JabRef is not an addon to a recommender system, but a recommender system might be an addon to the reference manager.
I can definitely agree to this point of view
However, IMHO there are many more issues to consider than Functionality and Maintainability. I will explain all issues in detail, but first let me mention that Mr. DLib does not only delivers HTML code but XML with HTML embedded. See, for instance, here https://api-dev.mr-dlib.org/v1/documents/ubk-opac-HL000670928/related_documents/. So, there is the option to deliver some additional structured information in addition to the HTML if needed.
I agree with you that some functions will be more difficult to implement when Mr. DLib delivers (primarily) HTML (and a few things might be even impossible). Nevertheless, most functions should still be rather easy to implement. For instance, selecting an article in Jabref after clicking a recommendation should be possible with a URL handler like jabref://article/#bibtexkey instead of opening a URL like http://arxiv.org/…
Our goal is to make our recommender system as effective as possible for every partner. This also includes an optimal presentation of the recommendations – and the presentation may have a really big effect on user satisfaction with a recommender system. However, finding the ideal presentation is not trivial. We need to do many experiments for this in which we vary all kind of variables. If we generate the presentation on our server, it will be very easy to change variables and analyze the effect. We would not have the manpower to implement those experiments separately for each partner. In other words: If you want the presentation primarily to be implemented in JabRef then we would have to take just one presentation and stick to it.
Mr. DLib is a new project, and most likely there will be some changes in the XML format. The more of the presentation is implemented in JabRef (based on the XML or whatever), the higher the probability that one day a new version of Mr. DLib is not compatible any more with an old version of JabRef.
As mentioned, we do not have the resources to implement an individual presentation for each partner. Consequently, the JabRef developers would have to support us here. I know that currently you are quite active but this has not always been the case in the past years. If in e.g. one or two years the development resources of JabRef would be limited again, probably no one could take care of required changes in the presentation.
Maintainability / Ease of bug fixing / need for organization
The more recommendation functionality is implemented in JabRef, the more dependent we become in our release cycles on JabRef. For instance, if we want to test a new way of presenting recommendations, we would have to wait until a new version of JabRef is released. This is not ideal. Similarly, as mentioned, but fixing would take much longer.
Also you could change the formatting at your end any time and thus inject a new look into JabRef that we have no control over.
Even if we did this (which we won’t), would this really so bad? I mean, the integration of e.g. MathSciNet also doesn’t exactly look like the other JabRef layout.
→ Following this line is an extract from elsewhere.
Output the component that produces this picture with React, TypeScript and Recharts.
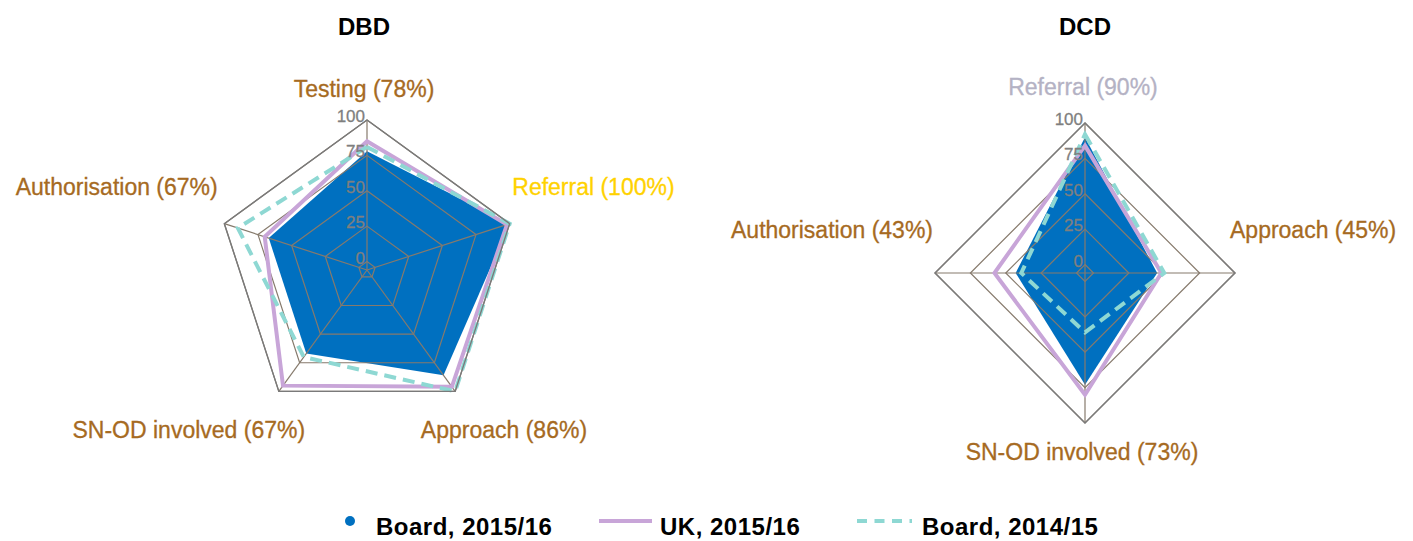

Moreover, various ways of shooting down JabRef with invalid HTML might become feasible
I am sure there are good JAVA libraries to validate HTML code, so this risk would be very low. In addition, by sending XML, the same problem theoretically would exist.
Whereas it even might be acceptable for us to show the HTML version provided by Mr. DLib this will be inacceptable for other potential partners
I am optimistic that I will convince other partners to use HTML, too
My suggestion is, we try the HTML way (especially since it is already implemented). And when we start to think about the “advanced” JabRef recommender system in which users also should be able to register an account and receive personalized recommendations, we talk again about if to continue using HTML or not.